— START OF DATA ENTRIES —

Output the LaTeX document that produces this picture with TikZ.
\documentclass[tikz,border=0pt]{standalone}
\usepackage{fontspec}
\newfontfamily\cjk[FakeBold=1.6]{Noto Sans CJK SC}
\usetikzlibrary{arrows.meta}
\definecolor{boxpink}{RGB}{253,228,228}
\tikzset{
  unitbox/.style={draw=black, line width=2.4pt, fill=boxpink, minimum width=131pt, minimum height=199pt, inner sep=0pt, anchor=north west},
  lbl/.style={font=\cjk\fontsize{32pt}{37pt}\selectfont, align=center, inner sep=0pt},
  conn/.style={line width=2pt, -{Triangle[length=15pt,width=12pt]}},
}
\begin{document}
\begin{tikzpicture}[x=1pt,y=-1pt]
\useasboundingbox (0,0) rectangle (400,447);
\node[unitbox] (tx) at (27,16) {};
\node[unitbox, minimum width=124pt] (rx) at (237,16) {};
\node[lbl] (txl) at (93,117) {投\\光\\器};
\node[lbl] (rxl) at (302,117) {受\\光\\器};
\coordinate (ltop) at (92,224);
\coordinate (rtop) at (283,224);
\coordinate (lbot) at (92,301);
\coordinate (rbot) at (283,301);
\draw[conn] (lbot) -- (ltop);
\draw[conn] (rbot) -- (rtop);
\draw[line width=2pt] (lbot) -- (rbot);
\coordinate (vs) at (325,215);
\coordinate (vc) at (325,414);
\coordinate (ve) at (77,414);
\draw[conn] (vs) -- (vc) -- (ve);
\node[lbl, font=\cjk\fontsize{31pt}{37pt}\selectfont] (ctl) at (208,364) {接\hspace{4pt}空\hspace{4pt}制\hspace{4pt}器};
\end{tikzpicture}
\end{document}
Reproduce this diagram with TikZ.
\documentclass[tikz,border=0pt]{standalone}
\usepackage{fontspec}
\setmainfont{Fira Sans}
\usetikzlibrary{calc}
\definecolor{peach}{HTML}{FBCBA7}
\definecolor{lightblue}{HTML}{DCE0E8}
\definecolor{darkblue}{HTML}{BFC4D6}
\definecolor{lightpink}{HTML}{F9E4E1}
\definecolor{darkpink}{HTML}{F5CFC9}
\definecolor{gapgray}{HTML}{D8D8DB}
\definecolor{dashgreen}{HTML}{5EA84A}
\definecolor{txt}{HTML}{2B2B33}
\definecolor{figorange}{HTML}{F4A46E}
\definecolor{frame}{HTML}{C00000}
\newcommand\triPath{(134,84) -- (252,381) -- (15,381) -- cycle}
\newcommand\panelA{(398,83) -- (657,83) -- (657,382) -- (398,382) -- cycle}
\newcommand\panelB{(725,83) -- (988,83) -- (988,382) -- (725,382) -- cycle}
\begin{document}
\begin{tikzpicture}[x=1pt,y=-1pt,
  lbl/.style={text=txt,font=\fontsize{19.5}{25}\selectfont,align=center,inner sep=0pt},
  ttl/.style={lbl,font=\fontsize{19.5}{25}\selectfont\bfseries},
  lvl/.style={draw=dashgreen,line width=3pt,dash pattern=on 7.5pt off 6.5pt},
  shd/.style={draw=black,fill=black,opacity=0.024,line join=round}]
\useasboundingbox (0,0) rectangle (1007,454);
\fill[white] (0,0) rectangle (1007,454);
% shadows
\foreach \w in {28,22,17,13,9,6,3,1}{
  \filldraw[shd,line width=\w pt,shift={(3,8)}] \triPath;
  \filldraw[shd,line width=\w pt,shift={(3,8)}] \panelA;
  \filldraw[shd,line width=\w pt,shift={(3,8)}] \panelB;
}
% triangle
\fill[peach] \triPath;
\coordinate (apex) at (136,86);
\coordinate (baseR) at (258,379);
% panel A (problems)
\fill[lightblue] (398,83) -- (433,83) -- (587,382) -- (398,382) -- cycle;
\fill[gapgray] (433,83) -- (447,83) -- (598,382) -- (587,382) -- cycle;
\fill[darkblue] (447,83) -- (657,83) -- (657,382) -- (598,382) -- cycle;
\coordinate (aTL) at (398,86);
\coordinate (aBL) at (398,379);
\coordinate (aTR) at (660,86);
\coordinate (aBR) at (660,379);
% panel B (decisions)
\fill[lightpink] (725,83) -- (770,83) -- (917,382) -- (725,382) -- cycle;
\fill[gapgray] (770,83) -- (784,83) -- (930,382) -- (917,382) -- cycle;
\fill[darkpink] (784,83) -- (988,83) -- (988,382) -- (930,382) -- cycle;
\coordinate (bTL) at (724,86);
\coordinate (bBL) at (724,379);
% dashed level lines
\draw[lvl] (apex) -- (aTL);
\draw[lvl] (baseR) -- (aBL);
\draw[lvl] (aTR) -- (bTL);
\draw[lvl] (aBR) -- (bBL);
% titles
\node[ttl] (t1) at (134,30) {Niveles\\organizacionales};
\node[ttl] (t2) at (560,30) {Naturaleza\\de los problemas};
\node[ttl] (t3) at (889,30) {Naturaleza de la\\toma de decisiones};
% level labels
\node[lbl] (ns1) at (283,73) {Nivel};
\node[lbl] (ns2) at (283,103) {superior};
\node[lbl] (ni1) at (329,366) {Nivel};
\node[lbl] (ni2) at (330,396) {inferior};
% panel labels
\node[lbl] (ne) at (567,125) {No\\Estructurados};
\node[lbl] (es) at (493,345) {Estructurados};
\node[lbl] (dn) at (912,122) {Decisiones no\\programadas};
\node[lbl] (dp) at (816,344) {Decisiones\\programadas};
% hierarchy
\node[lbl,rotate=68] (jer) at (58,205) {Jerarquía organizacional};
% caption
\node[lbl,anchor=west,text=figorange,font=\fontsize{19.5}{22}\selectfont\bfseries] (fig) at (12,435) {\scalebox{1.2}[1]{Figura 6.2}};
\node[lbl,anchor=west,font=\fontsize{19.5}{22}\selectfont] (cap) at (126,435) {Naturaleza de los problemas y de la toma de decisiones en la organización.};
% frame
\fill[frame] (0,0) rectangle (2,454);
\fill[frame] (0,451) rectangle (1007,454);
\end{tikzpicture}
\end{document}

— END OF DATA ENTRIES —
— START OF DATA ENTRIES —

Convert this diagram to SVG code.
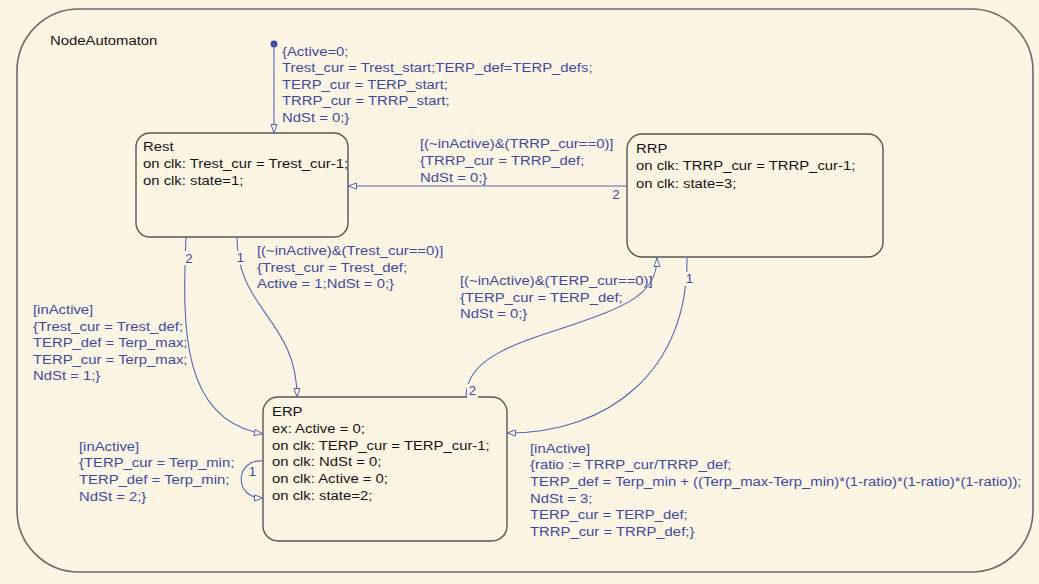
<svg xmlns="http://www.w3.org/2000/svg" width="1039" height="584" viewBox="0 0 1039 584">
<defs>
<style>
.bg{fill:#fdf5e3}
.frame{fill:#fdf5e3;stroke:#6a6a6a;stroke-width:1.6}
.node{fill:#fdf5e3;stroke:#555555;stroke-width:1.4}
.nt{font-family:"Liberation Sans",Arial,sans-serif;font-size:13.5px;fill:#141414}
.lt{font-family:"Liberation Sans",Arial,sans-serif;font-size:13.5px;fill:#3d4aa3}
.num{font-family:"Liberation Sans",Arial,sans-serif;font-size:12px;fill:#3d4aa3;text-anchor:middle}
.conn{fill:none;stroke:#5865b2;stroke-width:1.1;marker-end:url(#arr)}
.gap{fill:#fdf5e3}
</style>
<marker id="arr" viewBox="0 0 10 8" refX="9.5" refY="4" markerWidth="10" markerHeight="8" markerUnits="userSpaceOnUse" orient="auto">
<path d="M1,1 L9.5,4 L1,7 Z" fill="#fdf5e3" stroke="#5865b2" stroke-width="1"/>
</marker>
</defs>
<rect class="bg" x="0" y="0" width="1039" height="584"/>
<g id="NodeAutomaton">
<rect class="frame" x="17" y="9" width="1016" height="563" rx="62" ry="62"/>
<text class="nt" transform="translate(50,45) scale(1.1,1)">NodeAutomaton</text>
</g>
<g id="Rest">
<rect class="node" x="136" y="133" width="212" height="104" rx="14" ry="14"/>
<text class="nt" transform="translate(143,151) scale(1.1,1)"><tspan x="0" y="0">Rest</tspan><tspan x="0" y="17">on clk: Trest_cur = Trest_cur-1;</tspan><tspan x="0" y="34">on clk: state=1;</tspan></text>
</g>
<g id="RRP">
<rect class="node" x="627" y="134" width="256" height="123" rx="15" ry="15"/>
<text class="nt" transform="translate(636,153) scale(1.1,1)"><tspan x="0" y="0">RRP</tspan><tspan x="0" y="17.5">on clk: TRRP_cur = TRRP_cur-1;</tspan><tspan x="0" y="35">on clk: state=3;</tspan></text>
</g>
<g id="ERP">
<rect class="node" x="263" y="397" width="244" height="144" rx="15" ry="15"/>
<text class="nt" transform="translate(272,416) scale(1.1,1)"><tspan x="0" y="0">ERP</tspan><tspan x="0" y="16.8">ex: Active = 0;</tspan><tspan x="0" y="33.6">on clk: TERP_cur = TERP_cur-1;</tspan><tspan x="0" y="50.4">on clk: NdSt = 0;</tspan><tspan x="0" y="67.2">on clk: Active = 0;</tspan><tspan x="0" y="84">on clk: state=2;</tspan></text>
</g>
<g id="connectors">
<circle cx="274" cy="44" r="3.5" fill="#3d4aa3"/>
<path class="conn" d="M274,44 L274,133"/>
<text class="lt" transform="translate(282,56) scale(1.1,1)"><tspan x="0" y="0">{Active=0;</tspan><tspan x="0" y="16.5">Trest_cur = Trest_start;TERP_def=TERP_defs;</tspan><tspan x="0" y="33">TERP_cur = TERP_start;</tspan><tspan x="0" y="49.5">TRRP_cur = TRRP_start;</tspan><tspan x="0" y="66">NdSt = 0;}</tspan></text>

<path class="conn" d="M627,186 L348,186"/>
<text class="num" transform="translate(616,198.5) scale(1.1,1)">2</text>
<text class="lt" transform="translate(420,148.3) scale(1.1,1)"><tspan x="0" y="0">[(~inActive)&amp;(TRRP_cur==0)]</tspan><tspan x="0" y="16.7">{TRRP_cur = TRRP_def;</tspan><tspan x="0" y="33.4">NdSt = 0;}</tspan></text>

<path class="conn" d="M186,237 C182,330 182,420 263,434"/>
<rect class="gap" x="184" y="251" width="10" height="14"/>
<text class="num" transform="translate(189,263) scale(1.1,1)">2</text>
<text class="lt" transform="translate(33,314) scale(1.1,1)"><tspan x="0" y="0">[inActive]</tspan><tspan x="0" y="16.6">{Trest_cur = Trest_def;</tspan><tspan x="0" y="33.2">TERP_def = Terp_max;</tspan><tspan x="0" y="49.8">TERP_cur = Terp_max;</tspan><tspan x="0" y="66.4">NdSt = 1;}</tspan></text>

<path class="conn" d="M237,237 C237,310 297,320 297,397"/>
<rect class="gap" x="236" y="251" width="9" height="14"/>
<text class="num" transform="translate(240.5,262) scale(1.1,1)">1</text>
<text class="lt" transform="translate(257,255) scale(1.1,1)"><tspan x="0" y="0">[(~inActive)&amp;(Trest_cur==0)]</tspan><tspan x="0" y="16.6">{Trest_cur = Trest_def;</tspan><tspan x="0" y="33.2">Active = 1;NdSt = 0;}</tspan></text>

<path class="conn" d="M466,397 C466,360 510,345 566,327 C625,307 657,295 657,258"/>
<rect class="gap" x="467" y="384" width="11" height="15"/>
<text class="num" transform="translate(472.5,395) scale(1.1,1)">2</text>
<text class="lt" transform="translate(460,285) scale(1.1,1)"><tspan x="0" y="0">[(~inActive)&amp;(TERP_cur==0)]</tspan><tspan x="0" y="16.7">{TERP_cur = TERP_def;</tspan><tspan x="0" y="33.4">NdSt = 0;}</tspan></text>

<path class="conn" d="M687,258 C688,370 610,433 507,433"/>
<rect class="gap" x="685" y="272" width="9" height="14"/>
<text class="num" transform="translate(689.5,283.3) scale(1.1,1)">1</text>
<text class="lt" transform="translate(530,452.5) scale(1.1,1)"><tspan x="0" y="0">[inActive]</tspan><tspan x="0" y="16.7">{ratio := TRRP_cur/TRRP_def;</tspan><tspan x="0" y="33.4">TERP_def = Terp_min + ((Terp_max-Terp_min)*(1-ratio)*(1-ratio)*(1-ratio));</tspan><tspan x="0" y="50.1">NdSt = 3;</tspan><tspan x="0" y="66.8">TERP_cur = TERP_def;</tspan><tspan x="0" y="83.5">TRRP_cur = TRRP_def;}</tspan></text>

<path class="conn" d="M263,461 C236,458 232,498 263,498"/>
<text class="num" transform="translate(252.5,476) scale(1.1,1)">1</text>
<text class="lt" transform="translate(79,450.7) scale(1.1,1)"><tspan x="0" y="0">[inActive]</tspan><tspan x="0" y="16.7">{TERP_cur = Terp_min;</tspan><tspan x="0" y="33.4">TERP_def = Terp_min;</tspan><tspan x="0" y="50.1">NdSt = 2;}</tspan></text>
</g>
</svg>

— END OF DATA ENTRIES —

TASK TO COMPLETE:
Where a line in the entries holds "diagram", copy that line.

RESULT OF THE EXERCISE:
Reproduce this diagram with TikZ.
Convert this diagram to SVG code.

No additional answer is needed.